Stated problem
Reproduce the listing below word for word, with no pictures.

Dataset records
------------
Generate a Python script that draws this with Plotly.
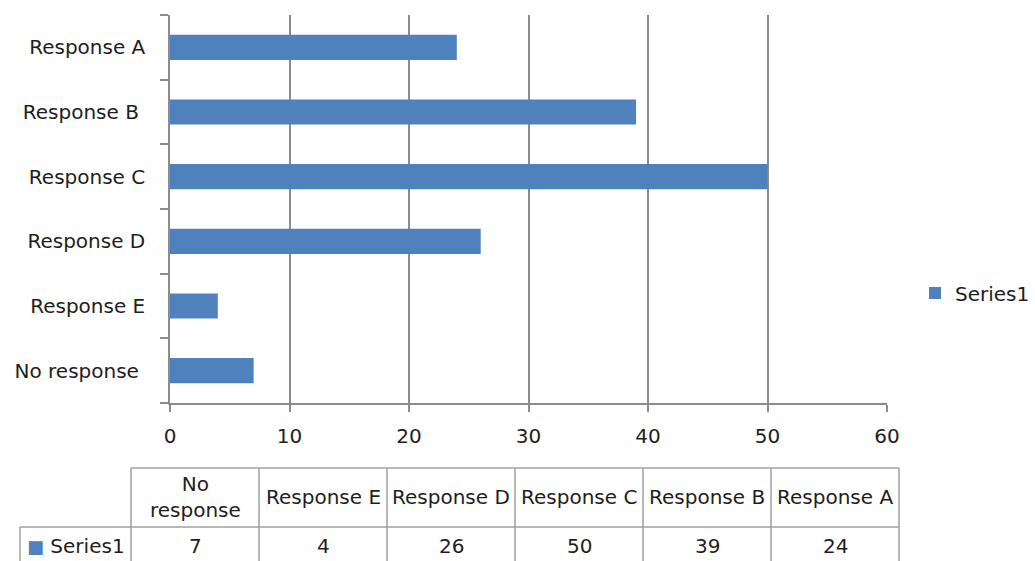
import plotly.graph_objects as go

# Survey responses (listed bottom-to-top on the bar chart, left-to-right in the table)
categories = ["No response", "Response E", "Response D", "Response C", "Response B", "Response A"]
values = [7, 4, 26, 50, 39, 24]
series_name = "Series1"
# Table header text (long label wraps onto two lines)
header_labels = ["No<br>response", "Response E", "Response D", "Response C", "Response B", "Response A"]
x_ticks = [0, 10, 20, 30, 40, 50, 60]

W, H = 1035, 561
BAR = "#4F81BD"
GRID = "#8C8C8C"
TABLE_LINE = "#A0A0A0"
TEXT = "#1E1E1E"
FONT = "DejaVu Sans"
FS = 20


def px_x(p):
    return p / W


def px_y(p):
    return 1 - p / H


fig = go.Figure()
fig.add_trace(go.Bar(
    x=values, y=categories, orientation="h", name=series_name,
    marker=dict(color=BAR, line=dict(width=0)),
    width=0.39, showlegend=True,
))

fig.update_layout(
    width=W, height=H,
    margin=dict(l=0, r=0, t=0, b=0, autoexpand=False),
    paper_bgcolor="white", plot_bgcolor="white",
    font=dict(family=FONT, size=FS, color=TEXT),
    xaxis=dict(
        domain=[px_x(170), px_x(887)], range=[0, 60],
        tickvals=x_ticks, showgrid=True, gridcolor=GRID, gridwidth=1.5,
        showline=True, linecolor=GRID, linewidth=1.5,
        ticks="outside", ticklen=7, tickcolor=GRID, tickwidth=1.5,
        ticklabelstandoff=7, zeroline=False, fixedrange=True,
    ),
    yaxis=dict(
        domain=[px_y(403), px_y(15)],
        type="category", categoryorder="array", categoryarray=categories,
        labelalias={"Response B": "Response B\u00a0", "No response": "No response\u00a0"},
        tickson="boundaries", ticks="outside", ticklen=8, tickcolor=GRID, tickwidth=1.5,
        showline=True, linecolor=GRID, linewidth=1.5, showgrid=False,
        ticklabelstandoff=19, fixedrange=True,
    ),
    legend=dict(x=px_x(915), y=px_y(293), xanchor="left", yanchor="middle",
                font=dict(family=FONT, size=FS, color=TEXT), bgcolor="rgba(0,0,0,0)"),
    showlegend=True,
)

# Data table below the chart: a label column followed by one column per category
n = len(categories)
label_w, col_w, table_left = 111, 128, 20


def col_edge(i):
    # left edge (px) of data column i; i == n gives the table's right edge
    return table_left + label_w + col_w * i


top, mid, bot = px_y(468), px_y(527), 0
line = dict(color=TABLE_LINE, width=1.5)
fig.add_shape(type="line", xref="paper", yref="paper", x0=px_x(col_edge(0)), x1=px_x(col_edge(n)),
              y0=top, y1=top, line=line)
fig.add_shape(type="line", xref="paper", yref="paper", x0=px_x(table_left), x1=px_x(col_edge(n)),
              y0=mid, y1=mid, line=line)
for i in range(n + 1):
    fig.add_shape(type="line", xref="paper", yref="paper", x0=px_x(col_edge(i)), x1=px_x(col_edge(i)),
                  y0=bot, y1=top, line=line)
fig.add_shape(type="line", xref="paper", yref="paper", x0=px_x(table_left), x1=px_x(table_left),
              y0=bot, y1=mid, line=line)

for i, (h, v) in enumerate(zip(header_labels, values)):
    cx = px_x(col_edge(i) + col_w / 2)
    fig.add_annotation(x=cx, y=px_y(497), xref="paper", yref="paper", text=h, showarrow=False,
                       xanchor="center", yanchor="middle", font=dict(size=FS, color=TEXT))
    fig.add_annotation(x=cx, y=px_y(546), xref="paper", yref="paper", text=str(v), showarrow=False,
                       xanchor="center", yanchor="middle", font=dict(size=FS, color=TEXT))

fig.add_annotation(
    x=px_x(table_left + label_w / 2), y=px_y(546), xref="paper", yref="paper",
    text=f"<span style='color:{BAR};font-size:18px'>■</span> {series_name}",
    showarrow=False, xanchor="center", yanchor="middle", font=dict(size=FS, color=TEXT),
)

fig.write_html("out.html")
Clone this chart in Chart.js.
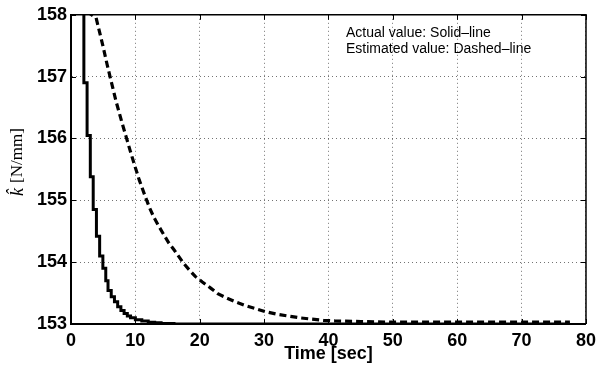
------------
Task output
Generate a Python script that draws this with Plotly.
import plotly.graph_objects as go

# Survey responses (listed bottom-to-top on the bar chart, left-to-right in the table)
categories = ["No response", "Response E", "Response D", "Response C", "Response B", "Response A"]
values = [7, 4, 26, 50, 39, 24]
series_name = "Series1"
# Table header text (long label wraps onto two lines)
header_labels = ["No<br>response", "Response E", "Response D", "Response C", "Response B", "Response A"]
x_ticks = [0, 10, 20, 30, 40, 50, 60]

W, H = 1035, 561
BAR = "#4F81BD"
GRID = "#8C8C8C"
TABLE_LINE = "#A0A0A0"
TEXT = "#1E1E1E"
FONT = "DejaVu Sans"
FS = 20


def px_x(p):
    return p / W


def px_y(p):
    return 1 - p / H


fig = go.Figure()
fig.add_trace(go.Bar(
    x=values, y=categories, orientation="h", name=series_name,
    marker=dict(color=BAR, line=dict(width=0)),
    width=0.39, showlegend=True,
))

fig.update_layout(
    width=W, height=H,
    margin=dict(l=0, r=0, t=0, b=0, autoexpand=False),
    paper_bgcolor="white", plot_bgcolor="white",
    font=dict(family=FONT, size=FS, color=TEXT),
    xaxis=dict(
        domain=[px_x(170), px_x(887)], range=[0, 60],
        tickvals=x_ticks, showgrid=True, gridcolor=GRID, gridwidth=1.5,
        showline=True, linecolor=GRID, linewidth=1.5,
        ticks="outside", ticklen=7, tickcolor=GRID, tickwidth=1.5,
        ticklabelstandoff=7, zeroline=False, fixedrange=True,
    ),
    yaxis=dict(
        domain=[px_y(403), px_y(15)],
        type="category", categoryorder="array", categoryarray=categories,
        labelalias={"Response B": "Response B\u00a0", "No response": "No response\u00a0"},
        tickson="boundaries", ticks="outside", ticklen=8, tickcolor=GRID, tickwidth=1.5,
        showline=True, linecolor=GRID, linewidth=1.5, showgrid=False,
        ticklabelstandoff=19, fixedrange=True,
    ),
    legend=dict(x=px_x(915), y=px_y(293), xanchor="left", yanchor="middle",
                font=dict(family=FONT, size=FS, color=TEXT), bgcolor="rgba(0,0,0,0)"),
    showlegend=True,
)

# Data table below the chart: a label column followed by one column per category
n = len(categories)
label_w, col_w, table_left = 111, 128, 20


def col_edge(i):
    # left edge (px) of data column i; i == n gives the table's right edge
    return table_left + label_w + col_w * i


top, mid, bot = px_y(468), px_y(527), 0
line = dict(color=TABLE_LINE, width=1.5)
fig.add_shape(type="line", xref="paper", yref="paper", x0=px_x(col_edge(0)), x1=px_x(col_edge(n)),
              y0=top, y1=top, line=line)
fig.add_shape(type="line", xref="paper", yref="paper", x0=px_x(table_left), x1=px_x(col_edge(n)),
              y0=mid, y1=mid, line=line)
for i in range(n + 1):
    fig.add_shape(type="line", xref="paper", yref="paper", x0=px_x(col_edge(i)), x1=px_x(col_edge(i)),
                  y0=bot, y1=top, line=line)
fig.add_shape(type="line", xref="paper", yref="paper", x0=px_x(table_left), x1=px_x(table_left),
              y0=bot, y1=mid, line=line)

for i, (h, v) in enumerate(zip(header_labels, values)):
    cx = px_x(col_edge(i) + col_w / 2)
    fig.add_annotation(x=cx, y=px_y(497), xref="paper", yref="paper", text=h, showarrow=False,
                       xanchor="center", yanchor="middle", font=dict(size=FS, color=TEXT))
    fig.add_annotation(x=cx, y=px_y(546), xref="paper", yref="paper", text=str(v), showarrow=False,
                       xanchor="center", yanchor="middle", font=dict(size=FS, color=TEXT))

fig.add_annotation(
    x=px_x(table_left + label_w / 2), y=px_y(546), xref="paper", yref="paper",
    text=f"<span style='color:{BAR};font-size:18px'>■</span> {series_name}",
    showarrow=False, xanchor="center", yanchor="middle", font=dict(size=FS, color=TEXT),
)

fig.write_html("out.html")
Clone this chart in Chart.js.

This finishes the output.